Stated exercise: Your output is the lines from the first one to the one containing "return (H - B - p) / ph", repeated exactly, with images left out.

>> START Data block

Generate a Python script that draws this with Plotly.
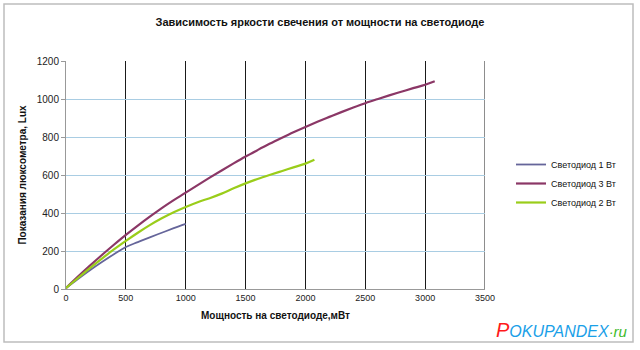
import plotly.graph_objects as go

# Data (power in mW, illuminance in Lux)
x_1w = [0, 100, 200, 300, 400, 500, 600, 700, 800, 900, 1000]
y_1w = [5, 53, 99, 142, 183, 221, 247, 272, 296, 320, 343]

x_3w = [0, 100, 200, 300, 400, 500, 600, 700, 800, 900, 1000, 1100, 1200, 1300,
        1400, 1500, 1600, 1700, 1800, 1900, 2000, 2100, 2200, 2300, 2400, 2500,
        2600, 2700, 2800, 2900, 3000, 3080]
y_3w = [5, 65, 123, 179, 233, 285, 334, 381, 426, 468, 507, 547, 586, 624,
        661, 697, 731, 764, 795, 825, 853, 880, 906, 931, 955, 978,
        999, 1019, 1038, 1057, 1075, 1093]

x_2w = [0, 100, 200, 300, 400, 500, 600, 700, 800, 900, 1000, 1100, 1200, 1300,
        1400, 1500, 1600, 1700, 1800, 1900, 2000, 2075]
y_2w = [5, 58, 110, 160, 208, 253, 296, 336, 372, 404, 432, 457, 478, 502,
        530, 556, 579, 600, 620, 640, 660, 680]

names = ["Светодиод 1 Вт", "Светодиод 3 Вт", "Светодиод 2 Вт"]
colors = ["#65659a", "#8b3766", "#9acd1a"]

title_text = "Зависимость яркости свечения от мощности на светодиоде"
x_title = "Мощность на светодиоде,мВт"
y_title = "Показания люксометра, Lux"

x_ticks = [0, 500, 1000, 1500, 2000, 2500, 3000, 3500]
y_ticks = [0, 200, 400, 600, 800, 1000, 1200]

FONT = "Liberation Sans, Arial, sans-serif"

fig = go.Figure()
for xs, ys, nm, c, w in [(x_1w, y_1w, names[0], colors[0], 1.8),
                         (x_3w, y_3w, names[1], colors[1], 2.2),
                         (x_2w, y_2w, names[2], colors[2], 2.2)]:
    fig.add_trace(go.Scatter(x=xs, y=ys, mode="lines", name=nm,
                             line=dict(color=c, width=w, shape="spline", smoothing=1.0)))

W, H = 640, 350
L, R, T, B = 66, 155, 61, 61
pw, ph = W - L - R, H - T - B

def px_x(p):
    return (p - L) / pw

def px_y(p):
    return (H - B - p) / ph

fig.update_layout(
    width=W, height=H,
    margin=dict(l=L, r=R, t=T, b=B),
    paper_bgcolor="white", plot_bgcolor="white",
    font=dict(family=FONT, size=10, color="#222"),
    title=dict(text="<b>" + title_text + "</b>", x=px_x(320), xref="paper",
               xanchor="center", y=1 - 22 / H, yanchor="middle",
               font=dict(family=FONT, size=11, color="#111")),
    showlegend=True,
    legend=dict(x=px_x(511), y=px_y(150), xanchor="left", yanchor="top",
                bgcolor="rgba(0,0,0,0)", font=dict(family=FONT, size=9, color="#111"),
                tracegroupgap=2, itemwidth=30),
    xaxis=dict(range=[0, 3500], tickvals=x_ticks, showgrid=True, gridcolor="#1a1a1a",
               gridwidth=1, zeroline=False, showline=True, linecolor="#999",
               ticks="", tickfont=dict(size=9, color="#222"),
               title=dict(text="<b>" + x_title + "</b>", font=dict(size=10, color="#111"),
                          standoff=10)),
    yaxis=dict(range=[0, 1200], tickvals=y_ticks, showgrid=True, gridcolor="#a9cde3",
               gridwidth=1, zeroline=False, showline=True, linecolor="#999",
               ticks="outside", ticklen=4, tickcolor="#999",
               tickfont=dict(size=10, color="#222"),
               title=dict(text="<b>" + y_title + "</b>", font=dict(size=10, color="#111"),
                          standoff=8)),
)

# vertical gridline at the right edge of the x range (last tick)
fig.add_shape(type="line", xref="x", yref="paper", x0=x_ticks[-1], x1=x_ticks[-1],
              y0=0, y1=1, line=dict(color="#1a1a1a", width=1), layer="below")

# outer chart border
fig.add_shape(type="rect", xref="paper", yref="paper",
              x0=px_x(4), x1=px_x(633), y0=px_y(342), y1=px_y(4),
              line=dict(color="#bdbdbd", width=1.5), layer="below")

# watermark
fig.add_annotation(xref="paper", yref="paper", x=px_x(630), y=px_y(330),
                   xanchor="right", yanchor="middle", showarrow=False,
                   text=("<i><span style='color:#ff1a1a;font-size:20px'>P</span>"
                         "<span style='color:#1aa0e8;font-size:16px'>OKUPANDEX</span>"
                         "<span style='color:#3dbb2a;font-size:15px'>·ru</span></i>"),
                   font=dict(family="Liberation Sans, Arial, sans-serif", size=15))

fig.write_html("out.html")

>> END Data block

Response:
Generate a Python script that draws this with Plotly.
import plotly.graph_objects as go

# Data (power in mW, illuminance in Lux)
x_1w = [0, 100, 200, 300, 400, 500, 600, 700, 800, 900, 1000]
y_1w = [5, 53, 99, 142, 183, 221, 247, 272, 296, 320, 343]

x_3w = [0, 100, 200, 300, 400, 500, 600, 700, 800, 900, 1000, 1100, 1200, 1300,
        1400, 1500, 1600, 1700, 1800, 1900, 2000, 2100, 2200, 2300, 2400, 2500,
        2600, 2700, 2800, 2900, 3000, 3080]
y_3w = [5, 65, 123, 179, 233, 285, 334, 381, 426, 468, 507, 547, 586, 624,
        661, 697, 731, 764, 795, 825, 853, 880, 906, 931, 955, 978,
        999, 1019, 1038, 1057, 1075, 1093]

x_2w = [0, 100, 200, 300, 400, 500, 600, 700, 800, 900, 1000, 1100, 1200, 1300,
        1400, 1500, 1600, 1700, 1800, 1900, 2000, 2075]
y_2w = [5, 58, 110, 160, 208, 253, 296, 336, 372, 404, 432, 457, 478, 502,
        530, 556, 579, 600, 620, 640, 660, 680]

names = ["Светодиод 1 Вт", "Светодиод 3 Вт", "Светодиод 2 Вт"]
colors = ["#65659a", "#8b3766", "#9acd1a"]

title_text = "Зависимость яркости свечения от мощности на светодиоде"
x_title = "Мощность на светодиоде,мВт"
y_title = "Показания люксометра, Lux"

x_ticks = [0, 500, 1000, 1500, 2000, 2500, 3000, 3500]
y_ticks = [0, 200, 400, 600, 800, 1000, 1200]

FONT = "Liberation Sans, Arial, sans-serif"

fig = go.Figure()
for xs, ys, nm, c, w in [(x_1w, y_1w, names[0], colors[0], 1.8),
                         (x_3w, y_3w, names[1], colors[1], 2.2),
                         (x_2w, y_2w, names[2], colors[2], 2.2)]:
    fig.add_trace(go.Scatter(x=xs, y=ys, mode="lines", name=nm,
                             line=dict(color=c, width=w, shape="spline", smoothing=1.0)))

W, H = 640, 350
L, R, T, B = 66, 155, 61, 61
pw, ph = W - L - R, H - T - B

def px_x(p):
    return (p - L) / pw

def px_y(p):
    return (H - B - p) / ph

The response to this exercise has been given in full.